Reusing Holes: If an anchor spins or pulls out, you cannot simply drop a new anchor of the same size into the compromised hole. The friction ridges in the concrete have been destroyed. You must step up to the next anchor diameter or relocate the hole entirely.

Rushing Adhesive Cure Time: Loading an epoxy anchor before it's fully cured — especially in cold weather, when cure times extend significantly — can result in a bond that looks set but hasn't reached its rated strength. Always follow the manufacturer's cure schedule for the ambient temperature.

Buying Advice: What Specs Matter

Load ratings aren't the only specifications that dictate your purchase. Fastener metallurgy dictates lifespan.

• Zinc-Plated Carbon Steel: The standard for climate-controlled indoor environments. Will rust quickly if exposed to moisture.
• Hot-Dipped Galvanized (HDG): Coated in a thick layer of zinc for outdoor applications, treated lumber (like sill plates), and damp environments.
• 304 and 316 Stainless Steel: Mandatory for marine environments, coastal builds exposed to salt spray, and highly corrosive chemical applications. They cost significantly more but prevent structural failure due to rust.

Additionally, for commercial projects, always look for anchors carrying a current ICC-ES Evaluation Report. This guarantees the fastener has been independently tested for seismic and structural code compliance — see our guide on how to read an anchor ESR report for what these documents actually contain.

Frequently Asked Questions

Can I use a mechanical anchor and adhesive together for extra strength?

Some specialty products are designed as hybrid systems, but generically combining a standard expansion anchor with epoxy isn't a recognized installation method and isn't covered by either product's ESR rating.
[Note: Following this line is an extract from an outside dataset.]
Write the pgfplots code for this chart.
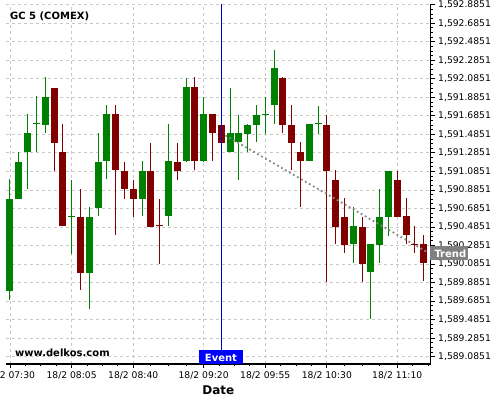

If you need adhesive-level performance, use a product specifically tested and rated as an adhesive anchor system.

How do I know if my concrete is "cracked" for the purposes of anchor selection?

For most residential slabs without visible structural cracking, this distinction matters most for anchors near construction joints, control joints, or in older slabs with visible cracking. When in doubt, an anchor rated for cracked concrete (common among adhesive systems and many modern wedge anchors) is the safer choice — see ACI 318-19 explained for more on this distinction.

Is there a fastener that works in literally any concrete condition?

Adhesive anchors come closest — they're rated for cracked and uncracked concrete in most ESR reports and don't depend on expansion against sound material. But they require the longest installation process (cure time) and the most careful hole prep of any option here.

Conclusion

Navigating the various types of concrete fasteners requires strict attention to the base material and the applied load. Respect the physics of concrete: use wedge anchors for heavy point loads in solid slabs, transition to sleeve anchors for unpredictable brick and block, reach for adhesive anchors when vibration, cracking, or edge constraints rule out expansion anchors, and keep a box of concrete screws on hand for rapid, light-duty fastening. Prioritize hole cleanliness, use a rotary hammer for precise drilling, and always adhere to specific torque and cure requirements — or let the Anchor Specification Engine handle the selection and sizing for you.